With one dissenter on the 13-member commission, the scholars bolster their case for the brother, Randolph Jefferson, by noting that:
A slave’s memoirs assert that Randolph Jefferson often spent time playing the fiddle and dancing with the slaves when he visited Monticello, Thomas Jefferson’s home.
Thomas Jefferson had invited Randolph – who lived about 20 miles away – to visit Monticello shortly before Hemings became pregnant with Eston.
Descendants of Eston Hemings passed down the story that Eston was fathered by “Thomas Jefferson’s uncle.” Both of Jefferson’s paternal uncles had died before Eston was conceived, but the report points out that Jefferson’s daughter Martha referred to Randolph as “Uncle Randolph.”
Sally’s childbearing years probably corresponded to the years in which Randolph was a widower.
The findings contradict a January 2000 report by scholars at Monticello that scientific and historical evidence shows the president probably fathered one and possibly all of Hemings’ children.
The new commission included Jefferson scholars at such universities as Harvard, Yale, Stanford, Brown, and Virginia.
“The biggest surprise to me was how weak the case really was,” said commission chairman Robert F. Turner, a University of Virginia professor.
Annette Gordon-Reed, a professor at the New York Law School who was not a commission member but whose book, “Thomas Jefferson and Sally Hemings: an American Controversy,” makes a case for the relationship, said of the new findings: “It’s an interpretation.
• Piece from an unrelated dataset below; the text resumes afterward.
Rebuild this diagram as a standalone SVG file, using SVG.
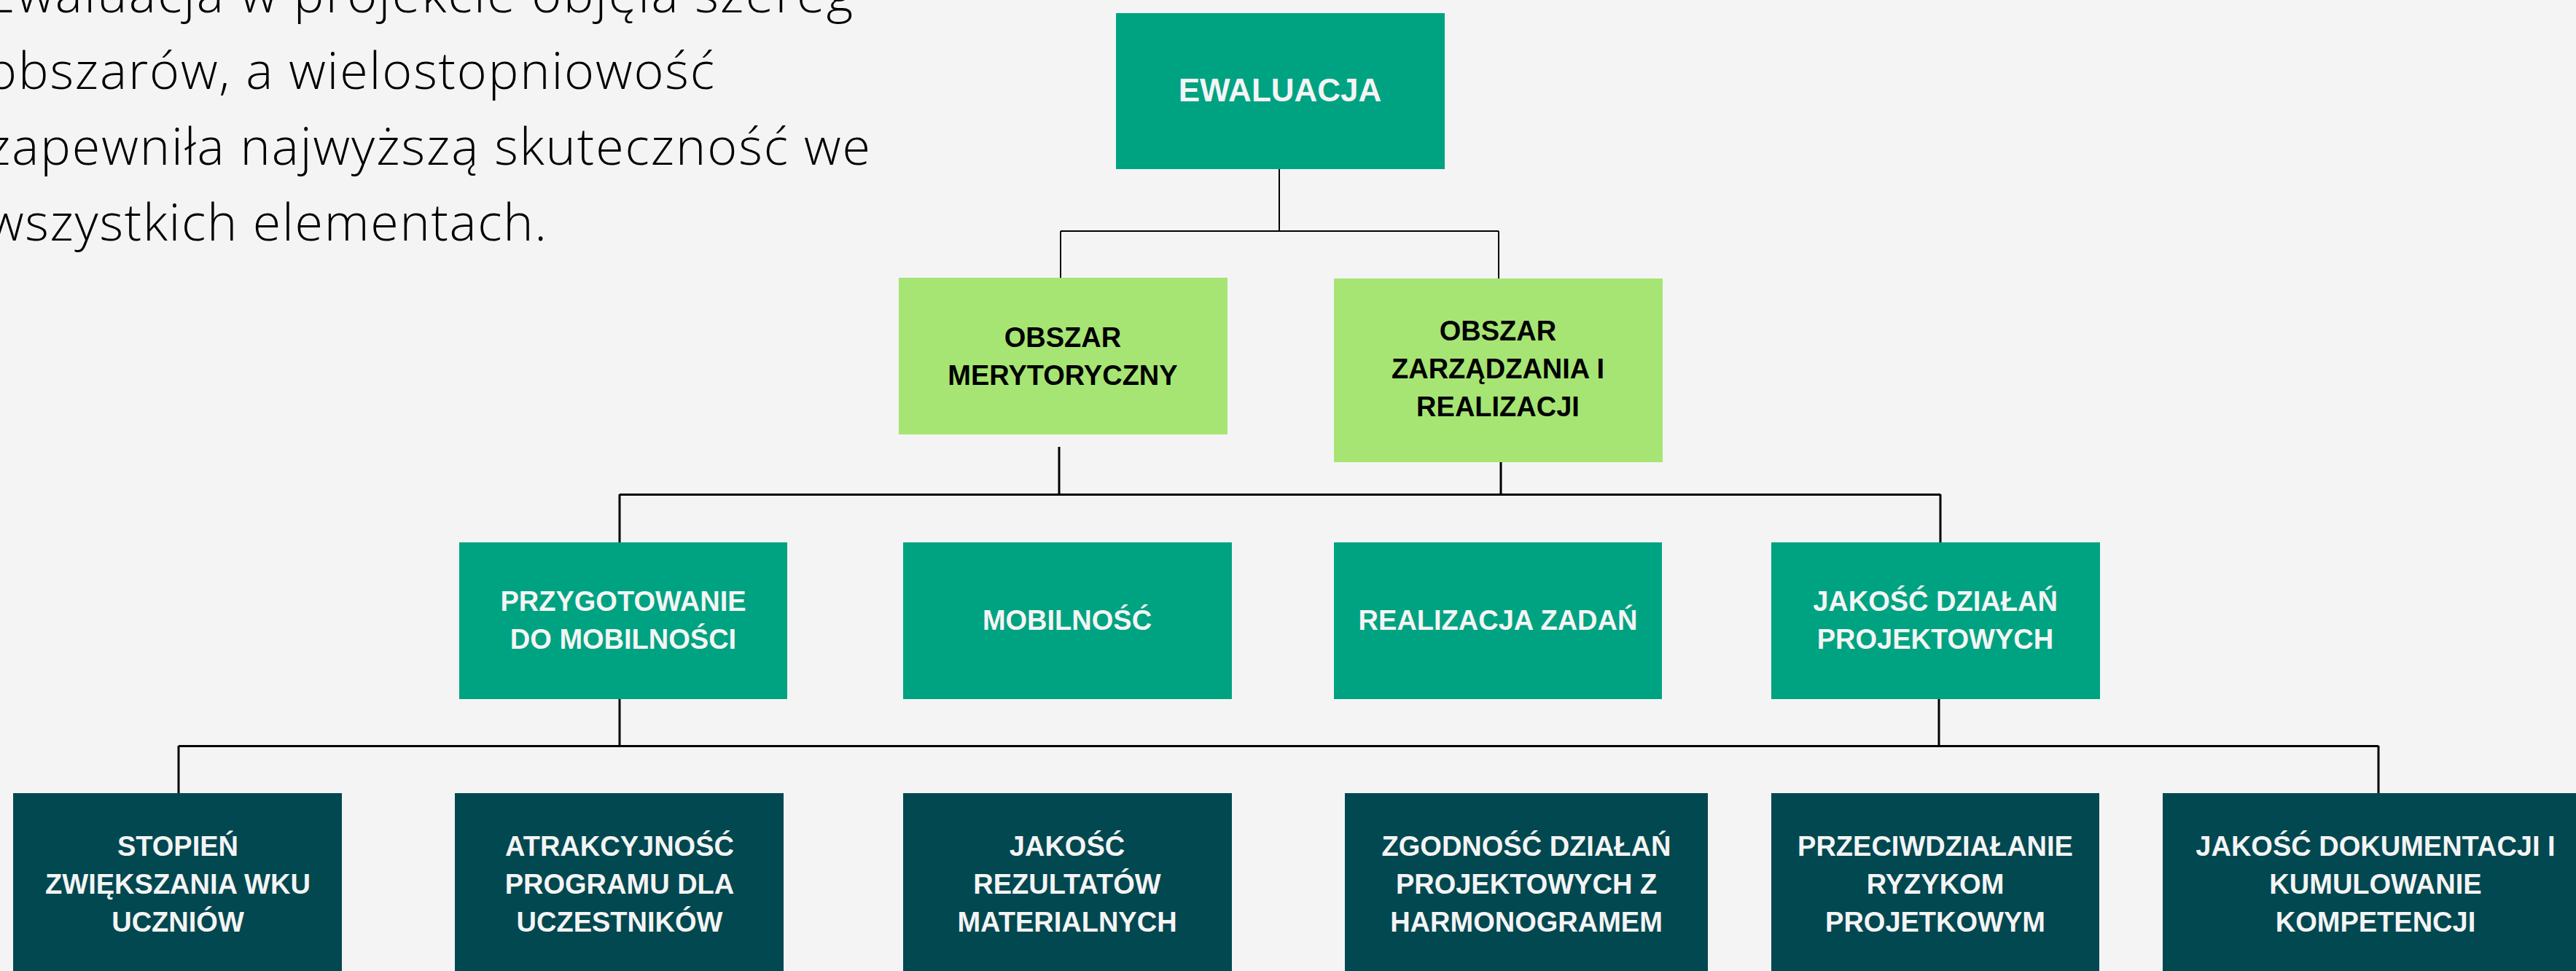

People will just have to read the Monticello report and my book and this and reach their own conclusions.”
The scholars said there is no record of Hemings or her children, other than Madison Hemings, ever alleging that Jefferson was the father. Madison made the claim in an 1873 newspaper interview in Ohio.
The report acknowledged Monticello’s claim that Jefferson was home when Hemings’ children were conceived, but noted that that is also when he had visitors, including Randolph.
“Whatever one thinks of Jefferson’s character, there can be little doubt that he was deeply concerned about his reputation,” the report said. “Yet we are asked to believe that Jefferson would have entrusted his reputation to the discretion of a 15- or 16-year-old child” – Hemings’ age when the relationship is said to have started.
“If he did that, he was essentially a child-molesting rapist, and that is far from what we know of him,” Turner said.
A dissenting report by Paul Rahe, a professor of history at the University of Tulsa, said Thomas Jefferson is the more likely father of Hemings’ children.
“Randolph Jefferson’s known patterns of behavior make him a likely suspect, but Thomas Jefferson is known to have been present and, in Randolph’s case, his presence is only a likelihood,” Rahe wrote.